▶ DIRECTIONS FOR THIS TASK:
Copy the data that follows exactly. Include no pictures.
§
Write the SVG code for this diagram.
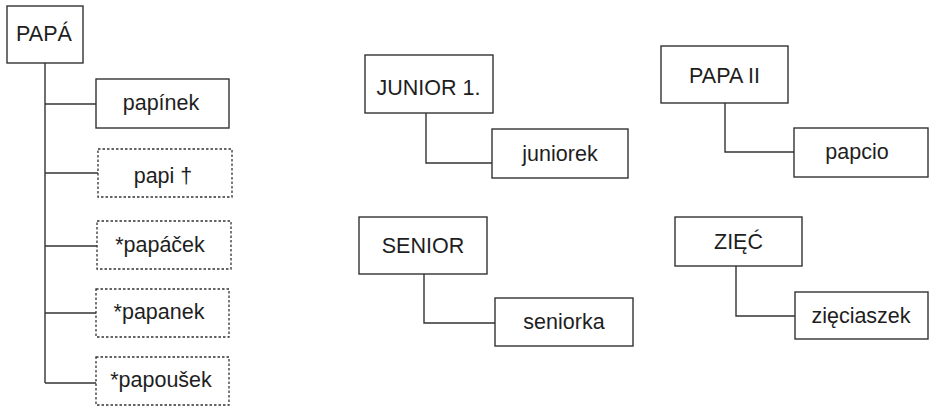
<svg xmlns="http://www.w3.org/2000/svg" width="930" height="407" viewBox="0 0 930 407">
  <style>
    .box { fill: #ffffff; stroke: #333333; stroke-width: 1.4; }
    .dot { fill: #ffffff; stroke: #333333; stroke-width: 1.3; stroke-dasharray: 2.5 2; }
    .link { fill: none; stroke: #333333; stroke-width: 1.4; }
    text { font-family: "Liberation Sans", Arial, sans-serif; font-size: 21.5px; fill: #1e1e1e; text-anchor: middle; }
  </style>
  <rect width="930" height="407" fill="#ffffff"/>

  <g id="connectors">
    <path class="link" d="M45 63 V383"/>
    <path class="link" d="M45 104 H96"/>
    <path class="link" d="M45 173 H98"/>
    <path class="link" d="M45 246 H97"/>
    <path class="link" d="M45 313 H96"/>
    <path class="link" d="M45 383 H96"/>
    <path class="link" d="M426 113 V163 H492"/>
    <path class="link" d="M424 274 V323 H495"/>
    <path class="link" d="M725 103 V152 H794"/>
    <path class="link" d="M736 266 V316 H795"/>
  </g>

  <g id="papa">
    <rect class="box" x="7" y="6" width="76" height="57"/>
    <text x="44" y="41">PAPÁ</text>
  </g>
  <g id="papinek">
    <rect class="box" x="96" y="79" width="133" height="49"/>
    <text x="161" y="110">papínek</text>
  </g>
  <g id="papi">
    <rect class="dot" x="98" y="149" width="134" height="48"/>
    <text x="163" y="183">papi †</text>
  </g>
  <g id="papacek">
    <rect class="dot" x="97" y="221" width="134" height="48"/>
    <text x="160" y="252">*papáček</text>
  </g>
  <g id="papanek">
    <rect class="dot" x="96" y="289" width="133" height="48"/>
    <text x="159" y="319">*papanek</text>
  </g>
  <g id="papousek">
    <rect class="dot" x="96" y="357" width="133" height="48"/>
    <text x="161" y="387">*papoušek</text>
  </g>

  <g id="junior">
    <rect class="box" x="365" y="55" width="128" height="58"/>
    <text x="428.5" y="95">JUNIOR 1.</text>
  </g>
  <g id="juniorek">
    <rect class="box" x="492" y="129" width="136" height="49"/>
    <text x="560" y="161">juniorek</text>
  </g>

  <g id="senior">
    <rect class="box" x="359" y="217" width="128" height="57"/>
    <text x="423" y="253">SENIOR</text>
  </g>
  <g id="seniorka">
    <rect class="box" x="495" y="298" width="138" height="48"/>
    <text x="564" y="329">seniorka</text>
  </g>

  <g id="papa2">
    <rect class="box" x="661" y="46" width="127" height="57"/>
    <text x="724.5" y="83">PAPA II</text>
  </g>
  <g id="papcio">
    <rect class="box" x="794" y="128" width="134" height="49"/>
    <text x="857" y="159">papcio</text>
  </g>

  <g id="ziec">
    <rect class="box" x="675" y="217" width="127" height="49"/>
    <text x="738.5" y="249">ZIĘĆ</text>
  </g>
  <g id="zieciaszek">
    <rect class="box" x="795" y="292" width="133" height="47"/>
    <text x="861" y="323">zięciaszek</text>
  </g>
</svg>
§
▶ REPLY TO THE EXERCISE:
Write the SVG code for this diagram.
<svg xmlns="http://www.w3.org/2000/svg" width="930" height="407" viewBox="0 0 930 407">
  <style>
    .box { fill: #ffffff; stroke: #333333; stroke-width: 1.4; }
    .dot { fill: #ffffff; stroke: #333333; stroke-width: 1.3; stroke-dasharray: 2.5 2; }
    .link { fill: none; stroke: #333333; stroke-width: 1.4; }
    text { font-family: "Liberation Sans", Arial, sans-serif; font-size: 21.5px; fill: #1e1e1e; text-anchor: middle; }
  </style>
  <rect width="930" height="407" fill="#ffffff"/>

  <g id="connectors">
    <path class="link" d="M45 63 V383"/>
    <path class="link" d="M45 104 H96"/>
    <path class="link" d="M45 173 H98"/>
    <path class="link" d="M45 246 H97"/>
    <path class="link" d="M45 313 H96"/>
    <path class="link" d="M45 383 H96"/>
    <path class="link" d="M426 113 V163 H492"/>
    <path class="link" d="M424 274 V323 H495"/>
    <path class="link" d="M725 103 V152 H794"/>
    <path class="link" d="M736 266 V316 H795"/>
  </g>

  <g id="papa">
    <rect class="box" x="7" y="6" width="76" height="57"/>
    <text x="44" y="41">PAPÁ</text>
  </g>
  <g id="papinek">
    <rect class="box" x="96" y="79" width="133" height="49"/>
    <text x="161" y="110">papínek</text>
  </g>
  <g id="papi">
    <rect class="dot" x="98" y="149" width="134" height="48"/>
    <text x="163" y="183">papi †</text>
  </g>
  <g id="papacek">
    <rect class="dot" x="97" y="221" width="134" height="48"/>
    <text x="160" y="252">*papáček</text>
  </g>
  <g id="papanek">
    <rect class="dot" x="96" y="289" width="133" height="48"/>
    <text x="159" y="319">*papanek</text>
  </g>
  <g id="papousek">
    <rect class="dot" x="96" y="357" width="133" height="48"/>
    <text x="161" y="387">*papoušek</text>
  </g>

  <g id="junior">
    <rect class="box" x="365" y="55" width="128" height="58"/>
    <text x="428.5" y="95">JUNIOR 1.</text>
  </g>
  <g id="juniorek">
    <rect class="box" x="492" y="129" width="136" height="49"/>
    <text x="560" y="161">juniorek</text>
  </g>

  <g id="senior">
    <rect class="box" x="359" y="217" width="128" height="57"/>
    <text x="423" y="253">SENIOR</text>
  </g>
  <g id="seniorka">
    <rect class="box" x="495" y="298" width="138" height="48"/>
    <text x="564" y="329">seniorka</text>
  </g>

  <g id="papa2">
    <rect class="box" x="661" y="46" width="127" height="57"/>
    <text x="724.5" y="83">PAPA II</text>
  </g>
  <g id="papcio">
    <rect class="box" x="794" y="128" width="134" height="49"/>
    <text x="857" y="159">papcio</text>
  </g>

  <g id="ziec">
    <rect class="box" x="675" y="217" width="127" height="49"/>
    <text x="738.5" y="249">ZIĘĆ</text>
  </g>
  <g id="zieciaszek">
    <rect class="box" x="795" y="292" width="133" height="47"/>
    <text x="861" y="323">zięciaszek</text>
  </g>
</svg>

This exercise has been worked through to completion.